Yes. Lenders can qualify you using your LES and a Statement of Service, and you can obtain a COE once you meet minimum service requirements. Approval still depends on stable income, acceptable credit, and passing affordability checks like residual income.
How much can lenders gross up BAH and BAS?
Many lenders gross up nontaxable income in the 15% to 25% range to convert it to a pre tax equivalent for DTI analysis. The exact factor is lender policy and should be applied only to tax free income lines.
Does gross up increase my residual income?
No. Gross up is a debt ratio tool, not extra cash. Residual income is based on realistic net cash flow after taxes, housing expense, and recurring debts. You still need enough monthly margin to meet your region guideline.
What happens if my ETS date is within 12 months of closing?
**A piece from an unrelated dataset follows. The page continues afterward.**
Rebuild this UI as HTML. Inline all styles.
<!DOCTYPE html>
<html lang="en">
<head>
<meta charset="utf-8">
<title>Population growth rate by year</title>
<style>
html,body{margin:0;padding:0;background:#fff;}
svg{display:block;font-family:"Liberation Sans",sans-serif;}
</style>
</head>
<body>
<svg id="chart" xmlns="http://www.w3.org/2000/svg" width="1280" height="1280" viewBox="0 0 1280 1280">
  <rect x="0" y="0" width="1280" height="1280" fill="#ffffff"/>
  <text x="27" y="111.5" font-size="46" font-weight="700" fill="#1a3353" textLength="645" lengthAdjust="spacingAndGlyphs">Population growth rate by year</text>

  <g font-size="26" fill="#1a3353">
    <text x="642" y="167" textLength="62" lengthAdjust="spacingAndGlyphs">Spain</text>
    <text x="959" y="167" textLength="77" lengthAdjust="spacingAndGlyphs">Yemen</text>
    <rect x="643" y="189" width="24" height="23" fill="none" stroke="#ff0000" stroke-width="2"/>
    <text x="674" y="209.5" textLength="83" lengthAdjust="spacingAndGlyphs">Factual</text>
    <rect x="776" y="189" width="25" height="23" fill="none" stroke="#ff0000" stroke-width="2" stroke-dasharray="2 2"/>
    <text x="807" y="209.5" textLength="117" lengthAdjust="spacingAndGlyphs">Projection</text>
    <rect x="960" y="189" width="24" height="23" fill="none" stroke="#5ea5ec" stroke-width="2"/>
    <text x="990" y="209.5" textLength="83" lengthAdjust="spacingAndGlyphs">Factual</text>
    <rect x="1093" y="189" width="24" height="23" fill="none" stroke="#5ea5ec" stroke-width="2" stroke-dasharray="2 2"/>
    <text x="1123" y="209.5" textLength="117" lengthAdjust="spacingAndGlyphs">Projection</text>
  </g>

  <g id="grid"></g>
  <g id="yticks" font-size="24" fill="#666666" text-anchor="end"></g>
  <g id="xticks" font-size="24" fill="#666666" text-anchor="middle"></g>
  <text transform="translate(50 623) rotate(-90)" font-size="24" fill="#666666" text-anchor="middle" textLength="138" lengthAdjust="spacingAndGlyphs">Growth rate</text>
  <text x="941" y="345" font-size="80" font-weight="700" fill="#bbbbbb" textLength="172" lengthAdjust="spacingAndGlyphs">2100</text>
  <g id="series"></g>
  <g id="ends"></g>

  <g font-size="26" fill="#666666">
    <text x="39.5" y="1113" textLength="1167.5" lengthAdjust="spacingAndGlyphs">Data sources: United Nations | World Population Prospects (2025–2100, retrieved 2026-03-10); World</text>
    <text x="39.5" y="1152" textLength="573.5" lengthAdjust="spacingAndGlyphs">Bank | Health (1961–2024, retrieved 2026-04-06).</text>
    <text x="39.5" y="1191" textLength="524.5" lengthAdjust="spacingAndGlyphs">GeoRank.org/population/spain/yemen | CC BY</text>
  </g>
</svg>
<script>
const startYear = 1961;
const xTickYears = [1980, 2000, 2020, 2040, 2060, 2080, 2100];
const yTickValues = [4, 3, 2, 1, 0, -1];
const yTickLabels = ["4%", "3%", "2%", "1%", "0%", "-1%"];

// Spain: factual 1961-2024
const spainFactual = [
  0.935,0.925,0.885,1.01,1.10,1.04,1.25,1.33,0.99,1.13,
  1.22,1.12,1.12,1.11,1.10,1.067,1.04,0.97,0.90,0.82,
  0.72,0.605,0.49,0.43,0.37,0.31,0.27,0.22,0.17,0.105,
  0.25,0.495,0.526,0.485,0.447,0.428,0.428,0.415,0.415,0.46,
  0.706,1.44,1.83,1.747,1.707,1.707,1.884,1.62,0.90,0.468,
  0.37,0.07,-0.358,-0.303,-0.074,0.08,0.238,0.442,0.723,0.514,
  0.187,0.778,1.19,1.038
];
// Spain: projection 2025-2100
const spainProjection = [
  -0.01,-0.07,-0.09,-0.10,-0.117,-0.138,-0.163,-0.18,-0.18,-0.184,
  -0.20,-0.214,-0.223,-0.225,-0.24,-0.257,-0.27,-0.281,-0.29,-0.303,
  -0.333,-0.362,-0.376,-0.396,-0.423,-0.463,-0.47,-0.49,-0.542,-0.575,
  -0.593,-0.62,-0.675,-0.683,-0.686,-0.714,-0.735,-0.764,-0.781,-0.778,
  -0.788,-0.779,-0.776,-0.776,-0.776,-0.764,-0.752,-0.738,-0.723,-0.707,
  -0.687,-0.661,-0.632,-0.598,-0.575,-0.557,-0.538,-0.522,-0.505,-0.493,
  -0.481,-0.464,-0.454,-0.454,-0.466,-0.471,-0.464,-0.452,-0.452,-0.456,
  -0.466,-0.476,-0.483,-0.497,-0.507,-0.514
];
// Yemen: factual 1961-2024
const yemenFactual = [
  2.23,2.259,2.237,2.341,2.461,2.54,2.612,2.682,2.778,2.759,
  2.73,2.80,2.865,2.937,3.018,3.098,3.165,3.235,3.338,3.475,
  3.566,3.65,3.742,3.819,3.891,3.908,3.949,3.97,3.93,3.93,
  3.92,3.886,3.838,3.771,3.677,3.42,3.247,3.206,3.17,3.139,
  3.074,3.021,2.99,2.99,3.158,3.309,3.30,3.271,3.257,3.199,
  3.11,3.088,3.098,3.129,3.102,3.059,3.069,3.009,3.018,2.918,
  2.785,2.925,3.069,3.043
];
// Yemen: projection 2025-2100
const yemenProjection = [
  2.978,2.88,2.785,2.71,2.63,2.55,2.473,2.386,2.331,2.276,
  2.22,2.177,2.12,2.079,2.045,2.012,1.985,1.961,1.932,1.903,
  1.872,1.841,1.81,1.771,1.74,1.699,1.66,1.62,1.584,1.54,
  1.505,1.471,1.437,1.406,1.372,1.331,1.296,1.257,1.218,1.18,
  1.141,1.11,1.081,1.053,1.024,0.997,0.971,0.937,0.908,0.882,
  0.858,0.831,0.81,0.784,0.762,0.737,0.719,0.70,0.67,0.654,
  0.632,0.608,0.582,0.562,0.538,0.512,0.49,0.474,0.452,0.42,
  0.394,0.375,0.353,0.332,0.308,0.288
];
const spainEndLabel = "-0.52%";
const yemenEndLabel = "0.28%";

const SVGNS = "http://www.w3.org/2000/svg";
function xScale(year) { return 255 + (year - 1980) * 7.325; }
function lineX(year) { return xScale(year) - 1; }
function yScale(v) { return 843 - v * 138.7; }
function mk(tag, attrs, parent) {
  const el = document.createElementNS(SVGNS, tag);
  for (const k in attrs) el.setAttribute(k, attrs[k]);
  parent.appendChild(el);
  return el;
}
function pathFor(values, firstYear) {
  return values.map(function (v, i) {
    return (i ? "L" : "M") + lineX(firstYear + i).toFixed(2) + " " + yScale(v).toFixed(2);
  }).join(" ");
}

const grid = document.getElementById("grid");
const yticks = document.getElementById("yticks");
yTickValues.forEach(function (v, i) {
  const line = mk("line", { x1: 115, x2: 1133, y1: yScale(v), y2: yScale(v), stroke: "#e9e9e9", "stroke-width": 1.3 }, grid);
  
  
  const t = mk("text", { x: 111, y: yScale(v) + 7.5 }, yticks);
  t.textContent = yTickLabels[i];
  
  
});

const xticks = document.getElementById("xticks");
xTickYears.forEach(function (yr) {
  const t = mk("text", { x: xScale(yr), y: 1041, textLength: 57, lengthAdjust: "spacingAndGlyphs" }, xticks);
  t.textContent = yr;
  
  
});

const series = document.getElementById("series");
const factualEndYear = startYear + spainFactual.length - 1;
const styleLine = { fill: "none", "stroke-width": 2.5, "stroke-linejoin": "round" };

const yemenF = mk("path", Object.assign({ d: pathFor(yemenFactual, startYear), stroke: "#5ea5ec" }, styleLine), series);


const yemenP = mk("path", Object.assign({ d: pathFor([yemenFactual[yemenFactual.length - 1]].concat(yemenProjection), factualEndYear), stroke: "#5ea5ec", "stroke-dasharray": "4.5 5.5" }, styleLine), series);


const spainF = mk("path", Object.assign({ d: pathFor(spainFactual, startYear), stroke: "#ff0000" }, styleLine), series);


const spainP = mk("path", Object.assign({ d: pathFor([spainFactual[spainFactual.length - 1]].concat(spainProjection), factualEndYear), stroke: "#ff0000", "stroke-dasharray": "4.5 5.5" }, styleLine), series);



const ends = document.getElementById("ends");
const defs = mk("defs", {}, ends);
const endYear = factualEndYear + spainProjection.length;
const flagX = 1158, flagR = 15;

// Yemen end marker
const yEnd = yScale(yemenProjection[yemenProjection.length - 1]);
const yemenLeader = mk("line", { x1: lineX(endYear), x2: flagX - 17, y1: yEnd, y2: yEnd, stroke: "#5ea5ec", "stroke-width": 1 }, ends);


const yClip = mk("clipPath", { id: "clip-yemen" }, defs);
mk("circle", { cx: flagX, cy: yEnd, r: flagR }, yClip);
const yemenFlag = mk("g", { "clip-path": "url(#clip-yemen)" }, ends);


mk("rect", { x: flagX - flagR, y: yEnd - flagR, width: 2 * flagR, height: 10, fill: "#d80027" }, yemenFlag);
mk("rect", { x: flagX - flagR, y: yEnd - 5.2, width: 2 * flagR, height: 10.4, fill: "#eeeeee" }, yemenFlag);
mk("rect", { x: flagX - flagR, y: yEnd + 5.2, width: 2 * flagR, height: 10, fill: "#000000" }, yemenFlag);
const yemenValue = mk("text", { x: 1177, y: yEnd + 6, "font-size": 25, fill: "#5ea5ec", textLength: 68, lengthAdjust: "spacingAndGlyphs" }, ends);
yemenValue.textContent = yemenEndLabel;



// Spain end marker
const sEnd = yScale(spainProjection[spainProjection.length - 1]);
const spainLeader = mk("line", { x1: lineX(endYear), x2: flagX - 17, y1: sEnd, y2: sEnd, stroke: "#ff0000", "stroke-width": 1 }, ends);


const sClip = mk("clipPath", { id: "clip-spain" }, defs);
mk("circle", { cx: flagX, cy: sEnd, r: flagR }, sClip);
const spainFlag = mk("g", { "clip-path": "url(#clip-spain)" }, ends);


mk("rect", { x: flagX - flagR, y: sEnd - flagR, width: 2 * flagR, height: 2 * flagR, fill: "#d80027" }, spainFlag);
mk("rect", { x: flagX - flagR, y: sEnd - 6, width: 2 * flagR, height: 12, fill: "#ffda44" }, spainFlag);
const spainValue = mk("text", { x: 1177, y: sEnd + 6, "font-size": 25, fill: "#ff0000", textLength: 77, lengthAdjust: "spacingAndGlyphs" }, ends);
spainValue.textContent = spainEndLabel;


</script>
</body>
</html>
Expect additional documentation. Lenders need proof your income continues past the separation window, such as reenlistment or extension documents, or a valid civilian job offer with clear start date and pay terms. Without continuity proof, active duty income may be excluded.
Do I need a DD214 to get a VA loan on active duty?
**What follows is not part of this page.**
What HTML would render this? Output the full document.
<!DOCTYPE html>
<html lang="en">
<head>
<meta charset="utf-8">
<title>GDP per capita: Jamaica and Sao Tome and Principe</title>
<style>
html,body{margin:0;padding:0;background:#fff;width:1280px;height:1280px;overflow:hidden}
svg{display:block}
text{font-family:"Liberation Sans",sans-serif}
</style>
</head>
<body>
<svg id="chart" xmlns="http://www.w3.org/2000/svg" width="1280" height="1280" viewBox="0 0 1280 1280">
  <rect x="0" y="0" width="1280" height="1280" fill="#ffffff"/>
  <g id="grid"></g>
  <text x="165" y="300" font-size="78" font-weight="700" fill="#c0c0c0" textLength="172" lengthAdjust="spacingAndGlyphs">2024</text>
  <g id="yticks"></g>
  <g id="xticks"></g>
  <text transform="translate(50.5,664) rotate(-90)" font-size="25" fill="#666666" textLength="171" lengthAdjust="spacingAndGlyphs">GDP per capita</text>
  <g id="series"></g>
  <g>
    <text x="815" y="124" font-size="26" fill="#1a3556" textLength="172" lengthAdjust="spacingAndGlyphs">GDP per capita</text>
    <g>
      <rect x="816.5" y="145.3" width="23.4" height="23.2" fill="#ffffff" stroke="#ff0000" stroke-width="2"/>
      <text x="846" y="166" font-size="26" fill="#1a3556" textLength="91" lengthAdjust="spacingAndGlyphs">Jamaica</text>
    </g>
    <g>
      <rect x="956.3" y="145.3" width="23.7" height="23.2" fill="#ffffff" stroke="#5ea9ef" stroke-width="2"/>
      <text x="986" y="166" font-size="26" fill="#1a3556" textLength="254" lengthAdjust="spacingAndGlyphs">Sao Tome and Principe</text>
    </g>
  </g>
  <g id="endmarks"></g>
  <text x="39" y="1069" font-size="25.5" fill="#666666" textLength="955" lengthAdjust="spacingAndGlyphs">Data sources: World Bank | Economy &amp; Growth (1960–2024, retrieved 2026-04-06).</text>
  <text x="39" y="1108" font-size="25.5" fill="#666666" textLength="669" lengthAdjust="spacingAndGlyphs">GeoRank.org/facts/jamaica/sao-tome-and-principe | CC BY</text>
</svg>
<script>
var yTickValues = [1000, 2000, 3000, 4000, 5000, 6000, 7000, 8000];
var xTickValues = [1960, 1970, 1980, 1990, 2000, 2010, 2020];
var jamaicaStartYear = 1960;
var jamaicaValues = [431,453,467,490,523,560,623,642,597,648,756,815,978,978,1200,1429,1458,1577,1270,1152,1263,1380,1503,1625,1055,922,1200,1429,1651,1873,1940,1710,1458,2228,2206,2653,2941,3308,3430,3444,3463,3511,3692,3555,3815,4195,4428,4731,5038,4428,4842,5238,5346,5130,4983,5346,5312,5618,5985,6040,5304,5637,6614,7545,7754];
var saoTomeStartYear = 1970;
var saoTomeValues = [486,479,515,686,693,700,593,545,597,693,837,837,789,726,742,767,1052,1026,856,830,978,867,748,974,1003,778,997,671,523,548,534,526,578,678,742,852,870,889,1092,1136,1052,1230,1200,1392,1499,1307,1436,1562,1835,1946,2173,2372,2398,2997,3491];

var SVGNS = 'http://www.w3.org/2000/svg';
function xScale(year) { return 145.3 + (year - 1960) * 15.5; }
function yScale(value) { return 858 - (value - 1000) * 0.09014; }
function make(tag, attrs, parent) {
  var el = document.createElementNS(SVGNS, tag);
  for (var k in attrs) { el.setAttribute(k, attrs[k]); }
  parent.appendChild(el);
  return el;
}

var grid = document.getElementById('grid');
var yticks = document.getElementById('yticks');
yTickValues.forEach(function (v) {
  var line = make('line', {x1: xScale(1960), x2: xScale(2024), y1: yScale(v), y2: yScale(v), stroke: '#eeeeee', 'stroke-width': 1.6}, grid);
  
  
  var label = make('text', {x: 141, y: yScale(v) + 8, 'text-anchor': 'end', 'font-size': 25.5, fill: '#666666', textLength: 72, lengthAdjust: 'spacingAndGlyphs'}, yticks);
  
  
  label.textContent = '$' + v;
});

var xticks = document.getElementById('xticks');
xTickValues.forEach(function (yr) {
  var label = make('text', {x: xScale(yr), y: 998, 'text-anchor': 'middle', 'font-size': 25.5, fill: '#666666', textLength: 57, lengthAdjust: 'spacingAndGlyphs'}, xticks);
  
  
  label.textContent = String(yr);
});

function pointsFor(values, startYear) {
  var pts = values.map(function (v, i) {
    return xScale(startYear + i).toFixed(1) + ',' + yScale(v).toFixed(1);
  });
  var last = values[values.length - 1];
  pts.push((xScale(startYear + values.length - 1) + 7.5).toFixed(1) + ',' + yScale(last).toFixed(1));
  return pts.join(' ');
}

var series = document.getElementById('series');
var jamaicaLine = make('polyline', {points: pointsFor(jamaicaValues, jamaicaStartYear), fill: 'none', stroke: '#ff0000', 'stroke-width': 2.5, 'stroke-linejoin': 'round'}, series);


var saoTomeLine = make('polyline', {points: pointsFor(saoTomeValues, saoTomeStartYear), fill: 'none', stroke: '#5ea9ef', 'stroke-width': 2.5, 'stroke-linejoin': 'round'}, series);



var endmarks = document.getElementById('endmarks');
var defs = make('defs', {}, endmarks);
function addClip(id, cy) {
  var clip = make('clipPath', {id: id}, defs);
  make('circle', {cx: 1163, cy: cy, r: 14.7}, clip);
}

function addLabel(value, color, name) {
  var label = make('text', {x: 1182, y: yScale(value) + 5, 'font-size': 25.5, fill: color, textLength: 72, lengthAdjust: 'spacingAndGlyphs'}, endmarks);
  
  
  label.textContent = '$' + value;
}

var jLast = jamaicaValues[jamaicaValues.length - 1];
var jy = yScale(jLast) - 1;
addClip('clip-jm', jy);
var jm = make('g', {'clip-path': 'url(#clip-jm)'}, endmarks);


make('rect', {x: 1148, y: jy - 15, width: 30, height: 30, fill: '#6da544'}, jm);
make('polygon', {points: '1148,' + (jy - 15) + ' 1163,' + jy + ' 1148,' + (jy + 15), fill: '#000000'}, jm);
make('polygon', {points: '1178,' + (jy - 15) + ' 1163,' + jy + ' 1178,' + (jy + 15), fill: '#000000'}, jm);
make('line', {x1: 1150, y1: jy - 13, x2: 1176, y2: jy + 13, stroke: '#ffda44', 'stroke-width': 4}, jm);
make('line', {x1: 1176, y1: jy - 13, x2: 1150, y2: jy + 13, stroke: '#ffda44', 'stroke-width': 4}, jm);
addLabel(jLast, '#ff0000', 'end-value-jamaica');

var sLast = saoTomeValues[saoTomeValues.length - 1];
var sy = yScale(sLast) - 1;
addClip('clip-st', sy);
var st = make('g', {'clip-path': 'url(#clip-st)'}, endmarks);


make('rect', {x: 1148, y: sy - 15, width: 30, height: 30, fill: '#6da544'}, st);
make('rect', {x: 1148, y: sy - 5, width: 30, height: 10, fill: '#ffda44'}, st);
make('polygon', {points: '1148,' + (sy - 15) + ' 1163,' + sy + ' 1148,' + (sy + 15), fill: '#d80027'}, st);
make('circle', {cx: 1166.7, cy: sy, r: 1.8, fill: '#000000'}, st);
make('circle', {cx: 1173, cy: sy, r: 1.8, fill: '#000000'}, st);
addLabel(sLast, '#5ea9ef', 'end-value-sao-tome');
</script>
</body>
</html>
Usually no. Active duty borrowers commonly use a Statement of Service and recent LES statements instead. Your lender still must confirm eligibility through the COE process, and service details must match across documents.
Can I use BAH if I plan to live away from my duty station?
Lenders count the BAH you actually receive, but your BAH is tied to duty location rules and eligibility. If your housing plan changes your status or eligibility, underwriting may recalculate income and affordability before closing.
Can flight pay, sea pay, or hazard pay be used to qualify?
Sometimes. Underwriters want stability and a reasonable expectation of continuation, and they may average variable income. Many special pays are taxable and typically cannot be grossed up. If the pay is tied to orders, expect conservative treatment.
How do I get a COE while I am still serving?
You can request a COE online through VA systems or have your lender request it on your behalf. Ensure your service information is accurate and current, because mismatches can slow issuance and delay underwriting timelines.
What is the quickest way to improve approval odds as active duty?
Lower the proposed housing payment or eliminate a recurring debt, because both moves improve DTI and residual income immediately. Also stage your LES, Statement of Service, and COE early to avoid preventable underwriting pauses.
Does a PCS after closing affect my VA loan?
Your mortgage terms do not change after closing, but your allowance structure can. If a PCS changes BAH or living costs, your budget must absorb it. Before you buy, model a payment you can carry through duty changes and moves.